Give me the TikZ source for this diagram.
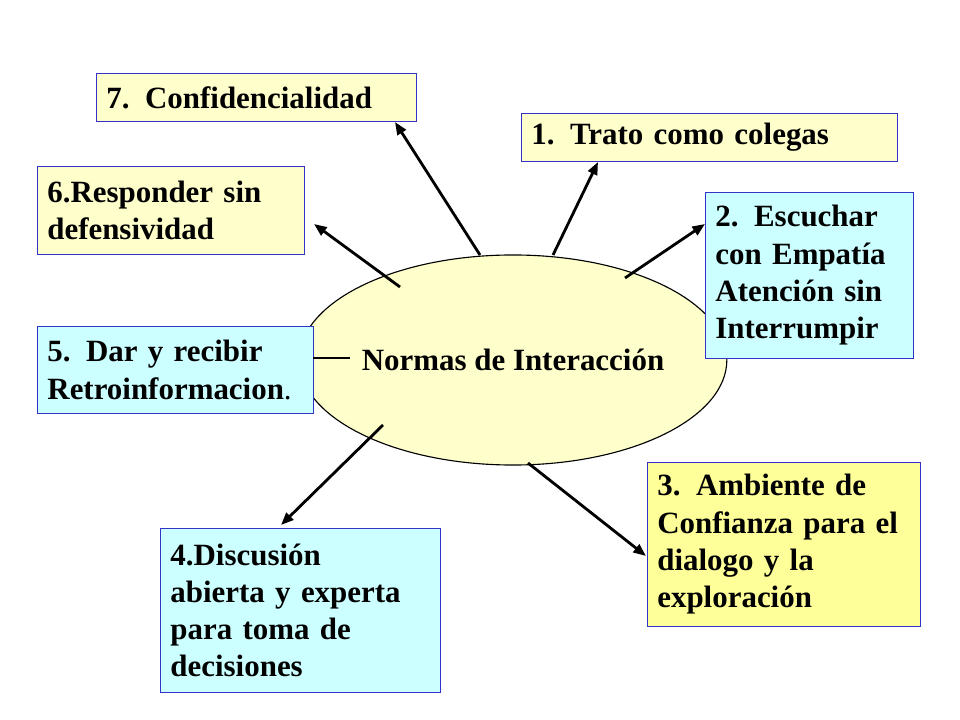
\documentclass[tikz,border=0pt]{standalone}
\usepackage{fontspec}
\setmainfont{Liberation Serif}
\usetikzlibrary{shapes.geometric,arrows.meta}
\definecolor{paleyellow}{HTML}{FFFFCC}
\definecolor{lightyellow}{HTML}{FFFF99}
\definecolor{palecyan}{HTML}{CCFFFF}
\definecolor{boxline}{HTML}{3333CC}
\tikzset{every picture/.style={>={Triangle[length=9pt,width=7pt]}},
  normbox/.style={draw=boxline,line width=0.6pt,anchor=north west,align=left,
    inner xsep=7pt,font=\fontsize{22}{26.5}\selectfont\bfseries},
  arrowline/.style={->,line width=2pt}}
\begin{document}
\begin{tikzpicture}[x=0.025cm,y=-0.025cm]
  \useasboundingbox (0,0) rectangle (960,720);
  \node (centro) [ellipse,draw,fill=paleyellow,line width=0.8pt,minimum width=8cm,minimum height=5.25cm,
    inner sep=0pt,font=\fontsize{22}{26.5}\selectfont\bfseries] at (513,360) {Normas de Interacción};
  \node (n7) [normbox,fill=paleyellow,minimum width=8cm,text width=7.5cm,minimum height=1.2cm] at (96,73) {7. Confidencialidad};
  \node (n1) [normbox,fill=paleyellow,minimum width=9.4cm,text width=8.9cm,minimum height=1.2cm] at (521,113) {1. Trato como colegas};
  \node (n6) [normbox,fill=paleyellow,minimum width=6.675cm,text width=6.18cm,minimum height=2.2cm] at (37,166) {6.Responder sin\\defensividad};
  \node (n2) [normbox,fill=palecyan,minimum width=5.2cm,text width=4.7cm,minimum height=4.15cm] at (705,192) {2. Escuchar\\con Empatía\\Atención sin\\Interrumpir};
  \node (n5) [normbox,fill=palecyan,minimum width=6.9cm,text width=6.4cm,minimum height=2.175cm] at (37,326) {5. Dar y recibir\\Retroinformacion\textmd{.}};
  \node (n3) [normbox,fill=lightyellow,minimum width=6.825cm,text width=6.33cm,minimum height=4.1cm] at (647,462) {3. Ambiente de\\Confianza para el\\dialogo y la\\exploración};
  \node (n4) [normbox,fill=palecyan,minimum width=7cm,text width=6.5cm,minimum height=4.1cm] at (160,528) {4.Discusión\\abierta y experta\\para toma de\\decisiones};
  % arrow ends
  \coordinate (a7) at (480,255); \coordinate (b7) at (395,122);
  \coordinate (a1) at (553,255); \coordinate (b1) at (598,162);
  \coordinate (a6) at (400,287); \coordinate (b6) at (314,224);
  \coordinate (a2) at (625,278); \coordinate (b2) at (705,224);
  \coordinate (a5) at (350,358); \coordinate (b5) at (313,358);
  \coordinate (a4) at (383,425); \coordinate (b4) at (281,525);
  \coordinate (a3) at (528,463); \coordinate (b3) at (646,556);
  \draw [arrowline] (a7) -- (b7);
  \draw [arrowline] (a1) -- (b1);
  \draw [arrowline] (a6) -- (b6);
  \draw [arrowline] (a2) -- (b2);
  \draw [line width=2pt] (a5) -- (b5);
  \draw [arrowline] (a4) -- (b4);
  \draw [arrowline] (a3) -- (b3);
\end{tikzpicture}
\end{document}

* [Stated task]:
Repeat the full listing above exactly, with no pictures in the copy.

* [Final answer]:
Give me the TikZ source for this diagram.
\documentclass[tikz,border=0pt]{standalone}
\usepackage{fontspec}
\setmainfont{Liberation Serif}
\usetikzlibrary{shapes.geometric,arrows.meta}
\definecolor{paleyellow}{HTML}{FFFFCC}
\definecolor{lightyellow}{HTML}{FFFF99}
\definecolor{palecyan}{HTML}{CCFFFF}
\definecolor{boxline}{HTML}{3333CC}
\tikzset{every picture/.style={>={Triangle[length=9pt,width=7pt]}},
  normbox/.style={draw=boxline,line width=0.6pt,anchor=north west,align=left,
    inner xsep=7pt,font=\fontsize{22}{26.5}\selectfont\bfseries},
  arrowline/.style={->,line width=2pt}}
\begin{document}
\begin{tikzpicture}[x=0.025cm,y=-0.025cm]
  \useasboundingbox (0,0) rectangle (960,720);
  \node (centro) [ellipse,draw,fill=paleyellow,line width=0.8pt,minimum width=8cm,minimum height=5.25cm,
    inner sep=0pt,font=\fontsize{22}{26.5}\selectfont\bfseries] at (513,360) {Normas de Interacción};
  \node (n7) [normbox,fill=paleyellow,minimum width=8cm,text width=7.5cm,minimum height=1.2cm] at (96,73) {7. Confidencialidad};
  \node (n1) [normbox,fill=paleyellow,minimum width=9.4cm,text width=8.9cm,minimum height=1.2cm] at (521,113) {1. Trato como colegas};
  \node (n6) [normbox,fill=paleyellow,minimum width=6.675cm,text width=6.18cm,minimum height=2.2cm] at (37,166) {6.Responder sin\\defensividad};
  \node (n2) [normbox,fill=palecyan,minimum width=5.2cm,text width=4.7cm,minimum height=4.15cm] at (705,192) {2. Escuchar\\con Empatía\\Atención sin\\Interrumpir};
  \node (n5) [normbox,fill=palecyan,minimum width=6.9cm,text width=6.4cm,minimum height=2.175cm] at (37,326) {5. Dar y recibir\\Retroinformacion\textmd{.}};
  \node (n3) [normbox,fill=lightyellow,minimum width=6.825cm,text width=6.33cm,minimum height=4.1cm] at (647,462) {3. Ambiente de\\Confianza para el\\dialogo y la\\exploración};
  \node (n4) [normbox,fill=palecyan,minimum width=7cm,text width=6.5cm,minimum height=4.1cm] at (160,528) {4.Discusión\\abierta y experta\\para toma de\\decisiones};
  % arrow ends
  \coordinate (a7) at (480,255); \coordinate (b7) at (395,122);
  \coordinate (a1) at (553,255); \coordinate (b1) at (598,162);
  \coordinate (a6) at (400,287); \coordinate (b6) at (314,224);
  \coordinate (a2) at (625,278); \coordinate (b2) at (705,224);
  \coordinate (a5) at (350,358); \coordinate (b5) at (313,358);
  \coordinate (a4) at (383,425); \coordinate (b4) at (281,525);
  \coordinate (a3) at (528,463); \coordinate (b3) at (646,556);
  \draw [arrowline] (a7) -- (b7);
  \draw [arrowline] (a1) -- (b1);
  \draw [arrowline] (a6) -- (b6);
  \draw [arrowline] (a2) -- (b2);
  \draw [line width=2pt] (a5) -- (b5);
  \draw [arrowline] (a4) -- (b4);
  \draw [arrowline] (a3) -- (b3);
\end{tikzpicture}
\end{document}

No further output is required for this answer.